We went vegan. He began to poop. Rejoice!
Thus, the answer to the question “Why vegan?” was simple. “Because my son poops!” This was my solid, compelling reason for switching to veganism, one that I could confidently express to anyone who asked.
Now, however, my answer to this question becomes more complex.
Most recently, while reading Vegan for Her: The Woman’s Guide to Being Healthy and Fit on a Plant-Based Diet by Virginia Messina, MPH, RD, the growing compassion and love accompanying motherhood, which I mentioned at the beginning of my story, began to surface, this time for animal mothers and their offspring, because of the following excerpt:
“Everyone knows that chickens make great moms. They cluck and fuss all day long over their eggs and then over
their fuzzy little hatchlings. It’s where we got the term mother hen, after all. Hens on egg farms never even get to see those babies, though. They sit in cramped cages, dropping their precious eggs onto a conveyor belt. Or if they’re “free-range,” they spend their entire lives in crowded windowless sheds.
It’s the same on dairy farms. Cows give birth every year; they have to in order to continue producing milk. But that milk is for profit, not for nourishing their own babies, so the calves are separated from their mothers within hours of birth. The males, often still on wobbly legs, are sold at auction to be raised in veal crates or for beef. On pig farms, breeder pigs get to see their babies and even nurse them, but they do so through the bars of a tiny crate. Some of them never leave that crate until they are too old to produce any more piglets and are trucked off to the slaughterhouse.

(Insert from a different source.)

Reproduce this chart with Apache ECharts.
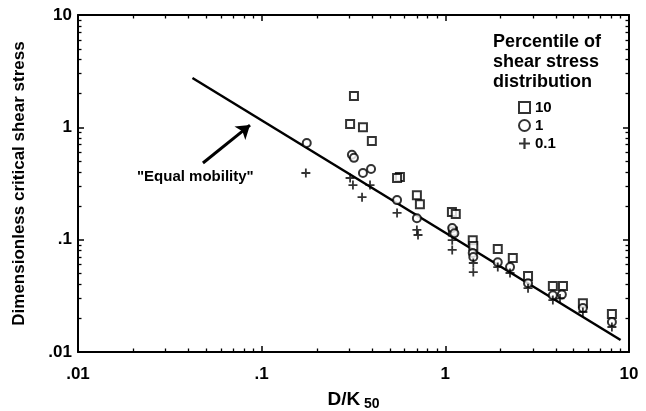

It’s hard to reconcile those kinds of stories with the ones we all grew up with-where animal families live happily on farms and baby animals play in fields and are fed and kept warm by their mothers. But the reality of modern farming is this: continuous exploitation of female reproduction, so that mother animals can produce babies, eggs and milk, all for human consumption. They are forced to do it over and over until they are too tired or sick to be profitable and then they are sent to slaughter. These are the lives of female animals whether farms are owned by a corporation or a family, and it’s true even in the production of organic eggs, dairy and meat.“
This breaks my heart. With that said, I credit breastfeeding for leading me to veganism, and motherhood for flourishing love and compassion, which will keep me vegan long after our breastfeeding days are gone. Moreover, I'm certain that my reasons will expand and grow as we continue our vegan journey.